Required task: Report how many lines contain "document". The answer is a single number.

— START Raw data —

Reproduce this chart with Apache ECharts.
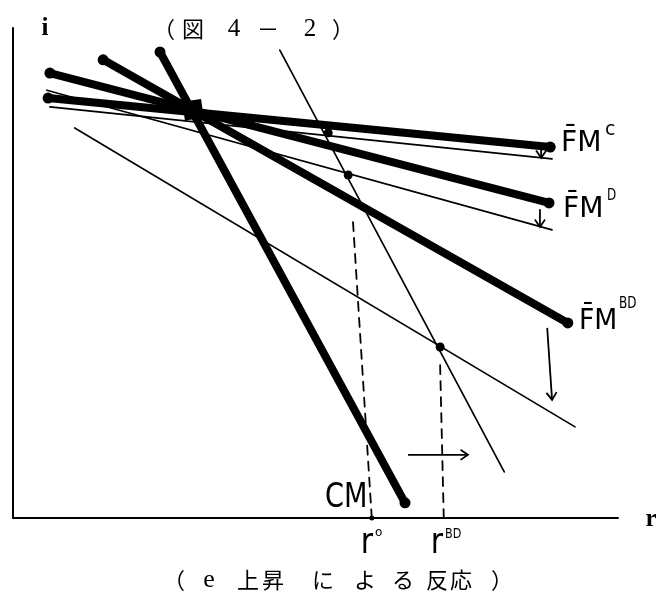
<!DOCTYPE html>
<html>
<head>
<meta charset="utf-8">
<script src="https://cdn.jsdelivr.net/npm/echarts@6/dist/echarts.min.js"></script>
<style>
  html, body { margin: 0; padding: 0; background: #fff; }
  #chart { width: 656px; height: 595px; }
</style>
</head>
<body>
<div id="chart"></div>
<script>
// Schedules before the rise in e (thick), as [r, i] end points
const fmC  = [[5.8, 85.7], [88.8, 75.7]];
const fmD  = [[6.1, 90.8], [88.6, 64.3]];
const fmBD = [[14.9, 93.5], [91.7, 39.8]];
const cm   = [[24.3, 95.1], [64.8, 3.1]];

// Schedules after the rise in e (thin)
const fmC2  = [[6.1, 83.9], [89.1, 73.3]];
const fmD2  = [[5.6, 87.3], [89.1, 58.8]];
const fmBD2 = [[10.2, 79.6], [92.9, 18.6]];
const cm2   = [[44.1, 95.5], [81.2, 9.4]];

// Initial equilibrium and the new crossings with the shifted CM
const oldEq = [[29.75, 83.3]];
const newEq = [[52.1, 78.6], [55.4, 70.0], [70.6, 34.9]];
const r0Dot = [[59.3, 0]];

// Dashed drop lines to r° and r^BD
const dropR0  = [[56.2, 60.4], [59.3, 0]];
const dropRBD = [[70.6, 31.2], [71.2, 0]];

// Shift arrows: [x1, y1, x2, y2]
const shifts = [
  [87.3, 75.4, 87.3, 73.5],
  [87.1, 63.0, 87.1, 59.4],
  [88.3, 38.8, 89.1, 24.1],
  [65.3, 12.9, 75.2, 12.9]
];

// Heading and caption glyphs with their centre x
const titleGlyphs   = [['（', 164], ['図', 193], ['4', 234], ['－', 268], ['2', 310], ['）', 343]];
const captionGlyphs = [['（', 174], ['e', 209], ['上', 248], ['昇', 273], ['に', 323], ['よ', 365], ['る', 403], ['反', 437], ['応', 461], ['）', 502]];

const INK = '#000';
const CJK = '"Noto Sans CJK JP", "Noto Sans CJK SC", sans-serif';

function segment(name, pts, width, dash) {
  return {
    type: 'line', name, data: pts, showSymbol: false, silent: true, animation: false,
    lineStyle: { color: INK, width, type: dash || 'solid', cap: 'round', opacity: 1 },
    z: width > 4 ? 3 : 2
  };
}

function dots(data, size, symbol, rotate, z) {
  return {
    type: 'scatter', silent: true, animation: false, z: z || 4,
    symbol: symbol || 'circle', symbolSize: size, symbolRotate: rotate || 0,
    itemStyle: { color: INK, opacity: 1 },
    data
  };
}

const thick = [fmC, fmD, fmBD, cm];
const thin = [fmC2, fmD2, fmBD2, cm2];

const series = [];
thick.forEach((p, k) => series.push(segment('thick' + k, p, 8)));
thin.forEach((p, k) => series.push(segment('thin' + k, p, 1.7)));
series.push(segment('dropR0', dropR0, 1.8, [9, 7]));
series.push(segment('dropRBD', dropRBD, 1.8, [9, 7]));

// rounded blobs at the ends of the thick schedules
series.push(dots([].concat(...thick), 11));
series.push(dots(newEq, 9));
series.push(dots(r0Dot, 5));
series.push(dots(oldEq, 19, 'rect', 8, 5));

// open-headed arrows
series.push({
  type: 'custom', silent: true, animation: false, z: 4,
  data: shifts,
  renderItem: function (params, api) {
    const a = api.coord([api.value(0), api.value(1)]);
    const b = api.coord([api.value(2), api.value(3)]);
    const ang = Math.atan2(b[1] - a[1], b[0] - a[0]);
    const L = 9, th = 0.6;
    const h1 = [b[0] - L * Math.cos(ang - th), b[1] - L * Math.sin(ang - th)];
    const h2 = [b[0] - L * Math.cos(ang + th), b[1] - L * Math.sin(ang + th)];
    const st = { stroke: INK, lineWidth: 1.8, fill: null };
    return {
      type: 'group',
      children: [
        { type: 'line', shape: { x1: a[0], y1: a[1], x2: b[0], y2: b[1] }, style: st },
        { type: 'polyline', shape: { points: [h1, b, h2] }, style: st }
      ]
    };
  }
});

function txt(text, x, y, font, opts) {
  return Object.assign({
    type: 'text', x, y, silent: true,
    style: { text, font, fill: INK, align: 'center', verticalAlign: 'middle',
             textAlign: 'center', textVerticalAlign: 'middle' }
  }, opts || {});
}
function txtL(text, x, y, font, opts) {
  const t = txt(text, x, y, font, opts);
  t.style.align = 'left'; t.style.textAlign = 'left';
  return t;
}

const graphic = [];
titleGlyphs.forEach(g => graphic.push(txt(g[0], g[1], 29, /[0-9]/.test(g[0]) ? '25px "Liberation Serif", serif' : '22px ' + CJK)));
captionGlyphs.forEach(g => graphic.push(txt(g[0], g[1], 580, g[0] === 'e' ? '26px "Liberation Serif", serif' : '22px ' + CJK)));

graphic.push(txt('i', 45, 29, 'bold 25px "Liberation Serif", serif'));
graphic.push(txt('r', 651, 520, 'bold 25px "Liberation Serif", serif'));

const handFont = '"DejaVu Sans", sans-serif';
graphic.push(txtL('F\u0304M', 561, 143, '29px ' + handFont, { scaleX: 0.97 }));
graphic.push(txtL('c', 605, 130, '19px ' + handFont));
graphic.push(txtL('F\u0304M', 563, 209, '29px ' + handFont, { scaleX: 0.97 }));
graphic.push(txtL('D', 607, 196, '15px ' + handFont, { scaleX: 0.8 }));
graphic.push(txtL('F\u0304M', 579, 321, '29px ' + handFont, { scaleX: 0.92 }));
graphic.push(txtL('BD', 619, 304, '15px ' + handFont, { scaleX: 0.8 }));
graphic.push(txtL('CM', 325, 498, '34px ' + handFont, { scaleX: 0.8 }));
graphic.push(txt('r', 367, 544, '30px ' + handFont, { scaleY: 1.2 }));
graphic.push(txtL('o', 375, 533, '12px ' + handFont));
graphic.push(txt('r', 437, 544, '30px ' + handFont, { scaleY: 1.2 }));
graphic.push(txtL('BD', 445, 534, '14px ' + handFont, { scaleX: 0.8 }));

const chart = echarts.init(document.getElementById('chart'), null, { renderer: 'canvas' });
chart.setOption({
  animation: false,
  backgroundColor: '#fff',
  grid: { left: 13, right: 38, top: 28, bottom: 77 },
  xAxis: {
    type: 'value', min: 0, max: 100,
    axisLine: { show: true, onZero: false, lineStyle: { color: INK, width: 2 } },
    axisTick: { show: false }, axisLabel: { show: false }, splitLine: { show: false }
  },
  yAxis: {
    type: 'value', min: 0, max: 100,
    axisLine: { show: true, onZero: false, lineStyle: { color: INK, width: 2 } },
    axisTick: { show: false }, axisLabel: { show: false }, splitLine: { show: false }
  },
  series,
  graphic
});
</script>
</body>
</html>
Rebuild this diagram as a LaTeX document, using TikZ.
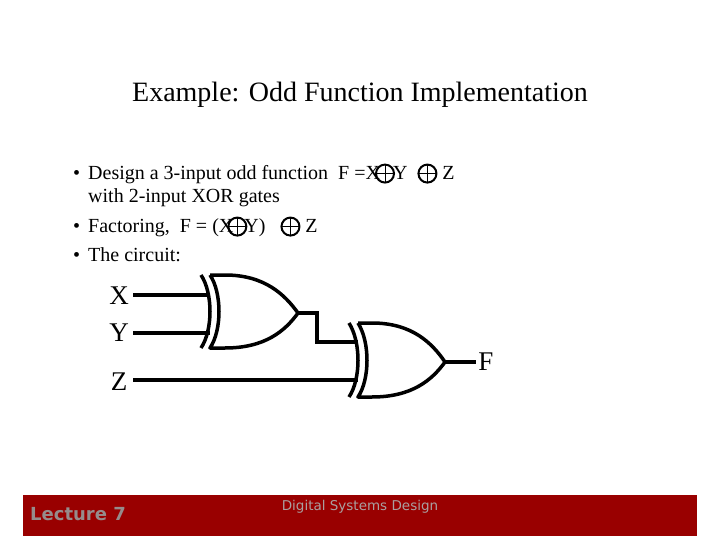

— END Raw data —

Output below: 2